The 2nd concert in Arvo Pärt Centre is by the Estonian-Swedish collective The Bright Future Ensemble that brings new life to the early music settings and the world premiere of Helena Tulve‘s work with modern dialogue and instruments from lost traditions. The ensemble will also present a new work by Swedish composer Britta Byström, whose instrumentation is a recorder, harpsichord, kannel and synthesizer / theremin.

The Estonian National Symphony Orchestra concert is always one of the highlights of the Estonian Music Days. This time the orchestra will be conducted by Kaspar Mänd.
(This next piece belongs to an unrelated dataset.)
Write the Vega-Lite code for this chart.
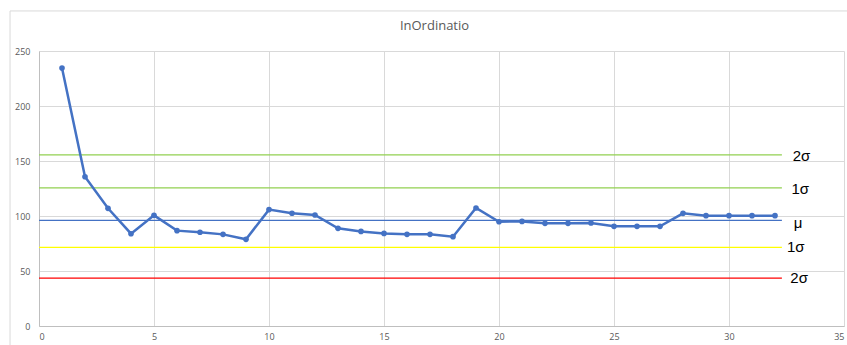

The soloist of Hans Christian Aavik, who has recently returned as the winner of the prestigious international competition, will perform Rasmus Puur‘s Violin Concerto, for which the composer received the LHV Award for New Composition last year. Jüri Reinvere‘s opus, which has recently attracted the attention of both his symphonic works and operas, will also be premiered in Estonia, and Helena Tulve will represent her earlier music. The new works have been written by Estonian-American composer Jonas Tarm and Tõnis Kaumann. The festival continues with two important music competitions, the prize fund of which has been issued by LHV. “Young Composer 2022” final concert at Heino Eller Music School on Sunday, April 17. The winner of the “LHV New Composition Award 2022” will be announced at the ENSO concert on April 22. In addition to the classical repertoire, the EAMT Sinfonietta will perform compositions by young composers at a free concert on April 16.
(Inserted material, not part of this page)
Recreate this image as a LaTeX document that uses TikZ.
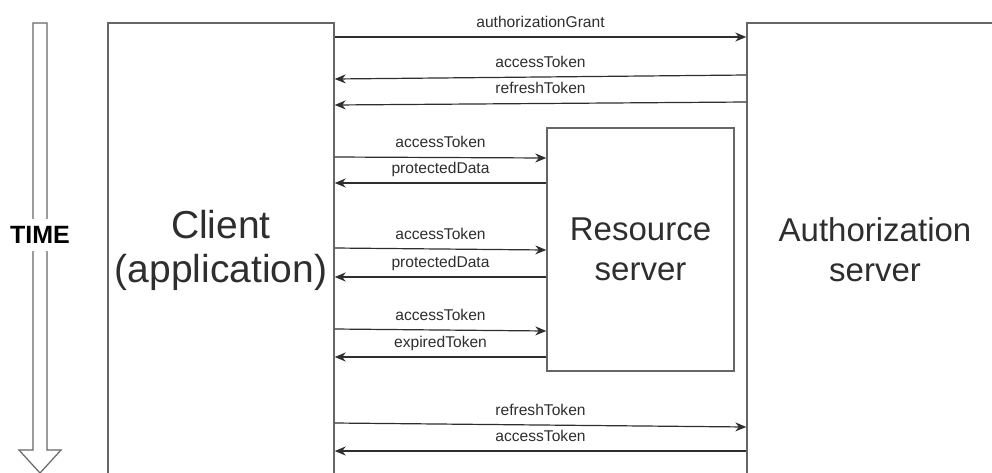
\documentclass[tikz,border=0pt]{standalone}
\usepackage{fontspec}
\setmainfont{Liberation Sans}
\usetikzlibrary{arrows.meta}

\definecolor{framegray}{HTML}{666666}
\definecolor{inkgray}{HTML}{2E2E2E}

\begin{document}
\begin{tikzpicture}[x = 1pt, y = -1pt,
        party/.style = {draw = framegray, line width = 1.4pt, inner sep = 0pt,
                align = center, text = inkgray},
        msg/.style = {draw = inkgray, line width = 1.2pt,
                -{Stealth[length = 11pt, width = 9pt, inset = 3.5pt]}},
        msglabel/.style = {midway, anchor = base, yshift = 10pt, inner sep = 0pt,
                text = inkgray, font = \fontsize{15.6}{18}\selectfont}]
        \clip (0,0) rectangle (992,472);

        % time axis
        \draw[draw = framegray, line width = 1.2pt, line join = miter] (33,23) -- (47,23) -- (47,450)
                -- (61,450) -- (40,473) -- (19,450) -- (33,450) -- cycle;
        \node[fill = white, inner sep = 7pt, text = black,
                font = \fontsize{25}{28}\selectfont\bfseries] (time) at (40,235) {TIME};

        % parties
        \node[party, minimum width = 226pt, minimum height = 454pt,
                font = \fontsize{39}{44}\selectfont] (client) at (221,250) {Client\\(application)};
        \node[party, minimum width = 256pt, minimum height = 454pt,
                font = \fontsize{33}{40}\selectfont] (auth) at (875,250) {Authorization\\server};
        \node[party, minimum width = 187pt, minimum height = 243pt,
                font = \fontsize{33}{40}\selectfont] (res) at (640.5,249.5) {Resource\\server};

        % token requests
        \draw[msg] (client.east |- 0,37) -- node[msglabel] {authorizationGrant} (auth.west |- 0,37);
        \draw[msg] (auth.west |- 0,75) -- node[msglabel] {accessToken} (client.east |- 0,79);
        \draw[msg] (auth.west |- 0,102) -- node[msglabel] {refreshToken} (client.east |- 0,105);

        % resource calls
        \draw[msg] (client.east |- 0,157) -- node[msglabel] {accessToken} (res.west |- 0,158);
        \draw[msg] (res.west |- 0,183) -- node[msglabel] {protectedData} (client.east |- 0,183);
        \draw[msg] (client.east |- 0,248) -- node[msglabel] {accessToken} (res.west |- 0,250);
        \draw[msg] (res.west |- 0,277) -- node[msglabel] {protectedData} (client.east |- 0,277);
        \draw[msg] (client.east |- 0,329) -- node[msglabel] {accessToken} (res.west |- 0,331);
        \draw[msg] (res.west |- 0,357) -- node[msglabel] {expiredToken} (client.east |- 0,357);

        % refresh
        \draw[msg] (client.east |- 0,423) -- node[msglabel] {refreshToken} (auth.west |- 0,427);
        \draw[msg] (auth.west |- 0,451) -- node[msglabel] {accessToken} (client.east |- 0,451);
\end{tikzpicture}
\end{document}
The program of the Estonian Philharmonic Chamber Choir is excitingly international, the choir is conducted by Dutch singer and conductor Lodewijk van der Ree. The premiere will feature a work by German composer Jüri Reinvere, as well as a new work by Andrus Kallastu, who studied in Finland, and Arash Yazdani, an Iranian composer who has lived in Estonia for many years. Serbian accordionist Momir Novakovic will perform music by Arne Nordheim, Sofia Gubaidulina, and Erkki-Sven Tüür. The violin-accordion ensemble is something quite unusual. Mari Poll is a young talented violinist who has stood out on the international stage. Together with her ensemble partner, renowned accordionist Momir Novakovic, they will perform several soundcolour schemes (Elo Masing, Rasmus Puur, Alisson Kruusmaa, Lazar Đorđevići, Mikołaj Majkusiak). The Tallinn Chamber Orchestra is conducted by a versatile musician and conductor Andres Kaljuste. In addition to the new works (Alisson Kruusmaa, Ülo Krigul, Madli Marje Gildemann, Marianna Liik), there will be performed also Estonian classics from Ester Mägi and Jaan Rääts are also offered.
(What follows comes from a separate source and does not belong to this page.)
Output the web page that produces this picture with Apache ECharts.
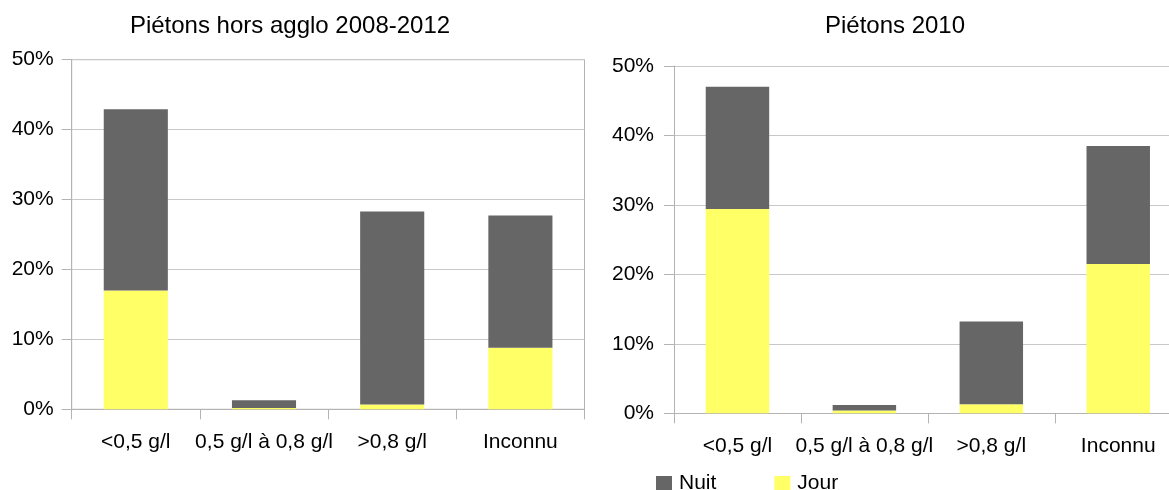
<!DOCTYPE html>
<html>
<head>
<meta charset="utf-8">
<script src="https://cdn.jsdelivr.net/npm/echarts@6/dist/echarts.min.js"></script>
<style>
  html, body { margin: 0; padding: 0; background: #ffffff; }
  #chart { width: 1169px; height: 490px; }
</style>
</head>
<body>
<div id="chart"></div>
<script>
// Catégories d'alcoolémie
const categories = ['<0,5 g/l', '0,5 g/l à 0,8 g/l', '>0,8 g/l', 'Inconnu'];

// Piétons hors agglo 2008-2012 (%)
const horsAggloJour = [17.0, 0.2, 0.7, 8.8];
const horsAggloNuit = [25.9, 1.1, 27.6, 18.9];

// Piétons 2010 (%)
const pietons2010Jour = [29.4, 0.4, 1.3, 21.5];
const pietons2010Nuit = [17.6, 0.8, 11.9, 17.0];

// Graduations de l'axe des valeurs
const yTicks = [0, 10, 20, 30, 40, 50];

const colNuit = '#666666';
const colJour = '#ffff66';
const axisGray = '#b3b3b3';
const gridGray = '#c8c8c8';
const labelFont = '"Liberation Sans", Arial, sans-serif';
const titleFont = '"Liberation Sans", Arial, sans-serif';
const labelSize = 21;

function xAxisFor(gridIndex) {
  return {
    type: 'category',
    gridIndex: gridIndex,
    data: categories,
    axisLine: { lineStyle: { color: axisGray, width: 1 } },
    axisTick: { show: true, length: 10, lineStyle: { color: axisGray } },
    axisLabel: {
      interval: 0, margin: 22, color: '#000',
      fontFamily: labelFont, fontSize: labelSize, hideOverlap: false
    },
    splitLine: { show: false }
  };
}

function yAxisFor(gridIndex, margin) {
  return {
    type: 'value',
    gridIndex: gridIndex,
    min: yTicks[0],
    max: yTicks[yTicks.length - 1],
    interval: yTicks[1] - yTicks[0],
    axisLine: { show: true, lineStyle: { color: axisGray, width: 1 } },
    axisTick: { show: true, length: 10, lineStyle: { color: axisGray } },
    axisLabel: {
      margin: margin, color: '#000',
      fontFamily: labelFont, fontSize: labelSize,
      formatter: '{value}%'
    },
    splitLine: { show: true, lineStyle: { color: gridGray, width: 1 } }
  };
}

function barSeries(name, data, idx, color) {
  return {
    name: name,
    type: 'bar',
    stack: 'total' + idx,
    xAxisIndex: idx,
    yAxisIndex: idx,
    data: data,
    barWidth: '50%',
    itemStyle: { color: color },
    emphasis: { disabled: true }
  };
}

const chart = echarts.init(document.getElementById('chart'), null, { renderer: 'canvas' });

chart.setOption({
  animation: false,
  backgroundColor: '#ffffff',
  title: [
    {
      text: 'Piétons hors agglo 2008-2012',
      left: 290, top: 14, textAlign: 'center', padding: 0,
      textStyle: { fontFamily: titleFont, fontSize: 24, fontWeight: 'normal', color: '#000', lineHeight: 24 }
    },
    {
      text: 'Piétons 2010',
      left: 895, top: 14, textAlign: 'center', padding: 0,
      textStyle: { fontFamily: titleFont, fontSize: 24, fontWeight: 'normal', color: '#000', lineHeight: 24 }
    }
  ],
  legend: {
    data: ['Nuit', 'Jour'],
    left: 656, top: 473,
    orient: 'horizontal',
    itemWidth: 16, itemHeight: 15,
    itemGap: 58,
    padding: 0,
    icon: 'rect',
    selectedMode: false,
    textStyle: { fontFamily: labelFont, fontSize: labelSize, color: '#000', padding: [0, 0, 0, 2] }
  },
  grid: [
    // left panel: framed plot area
    { left: 71.7, top: 59.7, width: 512.8, height: 349.6, show: true, borderColor: axisGray, borderWidth: 1,
      containLabel: false, outerBoundsMode: 'none' },
    // right panel: runs past the page's right edge, no frame
    { left: 674, top: 66, width: 507.7, height: 347.3, show: false,
      containLabel: false, outerBoundsMode: 'none' }
  ],
  xAxis: [xAxisFor(0), xAxisFor(1)],
  yAxis: [yAxisFor(0, 18), yAxisFor(1, 20)],
  series: [
    barSeries('Jour', horsAggloJour, 0, colJour),
    barSeries('Nuit', horsAggloNuit, 0, colNuit),
    barSeries('Jour', pietons2010Jour, 1, colJour),
    barSeries('Nuit', pietons2010Nuit, 1, colNuit)
  ]
});
</script>
</body>
</html>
This time, the Ensemble of the Estonian Electronic Music Society immerses into the problems of Estonian artificial music, offering real surprises and pearls. “U: Residentuu:r 2022/3” analyzes the background of the disappearing CD culture and today’s listeners’ needs. During the event, an interactive album will be made in remote recording in collaboration with Scott Miller (USA) and Taavi Kerikmäe.

Theatrum’s musical theater production is also on the festival program this year. Based on the novel “Glass child” by Maarja Kangro, “etching.ash” will be premiered on April 23. the composer Tatjana Kozlova-Johannes, libretto author and director Liis Kolle.

This year, the Estonian Music Days will be held for the 43rd time. The festival brings the latest works by Estonian composers, the program covers various genres and includes musicians from a variety of genres and combines different art forms. Helena Tulve explains the nature of the festival: “The festival’s programme gives an overview of the current state of Estonian music. The entire festival is a surprise. As most pieces have been written especially for the festival, we don’t know what to expect and the best idea is to be open to the unexpected.”